I'm not going to say Alchemists are the best class, and a good portion of the time, I think the Druid will outshine them by a bit. But I think they are still useful both in role playing and mechanics, in the niche they occupy.

Hmm, lowering the levels of what could be summoned could be a solution.

I've toyed with the idea of taking a page out of 5th ed for the summon problem in the PwL ruleset.

Basically, whenever you 'Concentrate' on the summoned spell, you roll a flat D20 {not sure on how to do the DC, but I would like it to be based on spell level relative to the caster, controlling creatures summoned from there higher/highest level slots as a decent chance of failing, while summons from there lower slots are almost a automatic success}. On a failure the creature acts on its own accord for the round, often treating the summoner as 'Hostile' and will try to attack them and anyone friendly to them {DM desertion depending on the situation and what was summoned.]

The idea being it is a very powerful option, but it also turns it into a risky one, and one which the summoner may think twice about summoning at there highest level, and gives them a decision on wither to concentrate on the creature and risk its wrath, or choose the 'safer' option and let it slide, losing the creature in the process.

The problem can get worse at higher levels {namely from level 16 on} because of the 'Effortless Concentration' class feat. It not only gives the caster a free action to Concentration on there current summon, but allows them the action economy to summon and keep up a second one {along with leaving them with two actions on subsequent turns after concentrating on both}

Siro wrote:

One of the main reasons summons are considered more walls and flanking buddies then attackers is because of the disparity of there stats versus what they are probably facing. For the most part, this is because the summoned creatures level will be lower then the creatures they are facing, meaning they will have a lower level bonus then them.{Often times a -4 determent if highest slot is used at mid-levels onward}

Stats become a lot closer once you remove level bonuses from the equation, making them so much more in battle {a bit like PF1 in my opinion}. Look at the Adjusting Encounters chart . You will find lower level creatures much more of a threat without level, and the 'Summon X' spells lets you place those creatures on the board in your favor.
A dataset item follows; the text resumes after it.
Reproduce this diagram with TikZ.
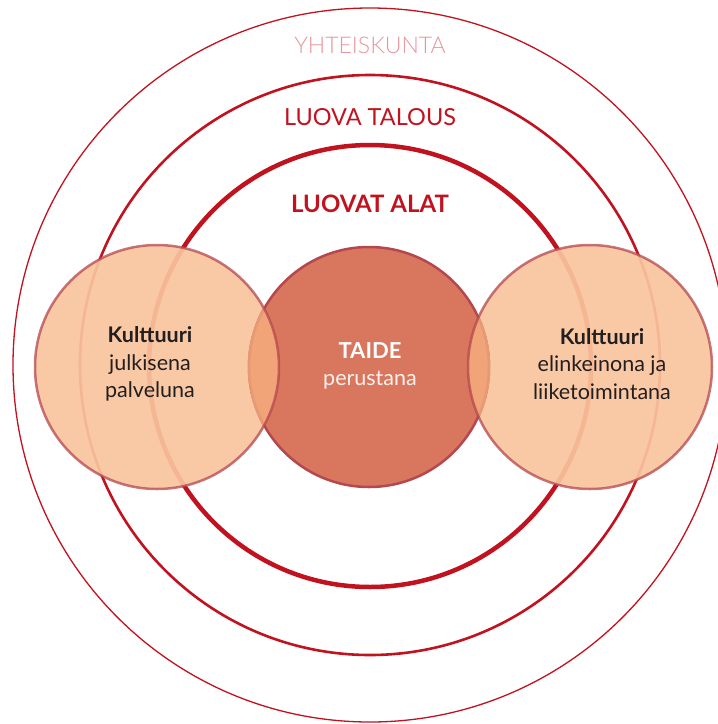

The times I've used this system I found summoned creatures to really change the course of battle and that they need not have been summoned using the casters highest level slot to do so.
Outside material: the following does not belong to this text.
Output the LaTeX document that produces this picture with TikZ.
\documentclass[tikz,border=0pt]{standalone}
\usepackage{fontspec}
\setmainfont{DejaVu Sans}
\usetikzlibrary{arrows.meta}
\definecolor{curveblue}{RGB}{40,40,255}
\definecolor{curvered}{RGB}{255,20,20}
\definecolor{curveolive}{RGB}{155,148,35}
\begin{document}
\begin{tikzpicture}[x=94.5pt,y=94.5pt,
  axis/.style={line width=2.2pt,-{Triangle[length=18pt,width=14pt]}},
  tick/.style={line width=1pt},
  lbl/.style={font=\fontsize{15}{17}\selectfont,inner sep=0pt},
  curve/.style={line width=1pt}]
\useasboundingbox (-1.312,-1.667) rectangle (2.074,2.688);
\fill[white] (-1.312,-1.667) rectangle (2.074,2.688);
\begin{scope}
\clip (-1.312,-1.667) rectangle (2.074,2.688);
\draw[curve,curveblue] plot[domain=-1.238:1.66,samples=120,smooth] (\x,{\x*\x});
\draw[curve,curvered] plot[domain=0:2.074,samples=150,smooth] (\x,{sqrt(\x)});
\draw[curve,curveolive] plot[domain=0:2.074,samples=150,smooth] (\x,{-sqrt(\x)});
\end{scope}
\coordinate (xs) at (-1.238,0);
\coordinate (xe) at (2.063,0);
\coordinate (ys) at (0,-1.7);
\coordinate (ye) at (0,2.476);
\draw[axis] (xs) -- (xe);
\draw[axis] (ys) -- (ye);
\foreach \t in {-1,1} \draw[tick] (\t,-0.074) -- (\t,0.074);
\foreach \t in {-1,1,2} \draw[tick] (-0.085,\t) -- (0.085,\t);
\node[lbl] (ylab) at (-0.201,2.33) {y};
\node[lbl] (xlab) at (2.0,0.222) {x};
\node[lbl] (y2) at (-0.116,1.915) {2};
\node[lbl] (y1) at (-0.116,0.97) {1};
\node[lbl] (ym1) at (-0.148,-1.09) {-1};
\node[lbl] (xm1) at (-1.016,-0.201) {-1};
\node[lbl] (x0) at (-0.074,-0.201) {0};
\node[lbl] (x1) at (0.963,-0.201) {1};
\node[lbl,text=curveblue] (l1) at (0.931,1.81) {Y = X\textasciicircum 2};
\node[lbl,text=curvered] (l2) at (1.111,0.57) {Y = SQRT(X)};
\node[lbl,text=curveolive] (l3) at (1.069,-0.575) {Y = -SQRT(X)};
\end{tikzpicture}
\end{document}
Note= I have not concluded if it is a major issue, as I've only played a bit with it. However from my experience, there is a large power spike when using "Summon X" spells in the no level bonus system compared to base PF2, and its something both GM's and players may have to consider when using the alternative rule set.

One of the main reasons summons are considered more walls and flanking buddies then attackers is because of the disparity of there stats versus what they are probably facing. For the most part, this is because the summoned creatures level will be lower then the creatures they are facing, meaning they will have a lower level bonus then them.{Often times a -4 determent if highest slot is used at mid-levels onward}

Stats become a lot closer once you remove level bonuses from the equation, making them so much more in battle {a bit like PF1 in my opinion}. Look at the Adjusting Encounters chart . You will find lower level creatures much more of a threat without level, and the 'Summon X' spells lets you place those creatures on the board in your favor. The times I've used this system I found summoned creatures to really change the course of battle and that they need not have been summoned using the casters highest level slot to do so.

The Gleeful Grognard wrote:

But yeah, mathematically it works out. Although there are all sorts of things that are thrown off by the no level scaling mod sadly. The game really doesn't account for it well when it comes to things that improve tiers of success or have major effects tied to tiers of success.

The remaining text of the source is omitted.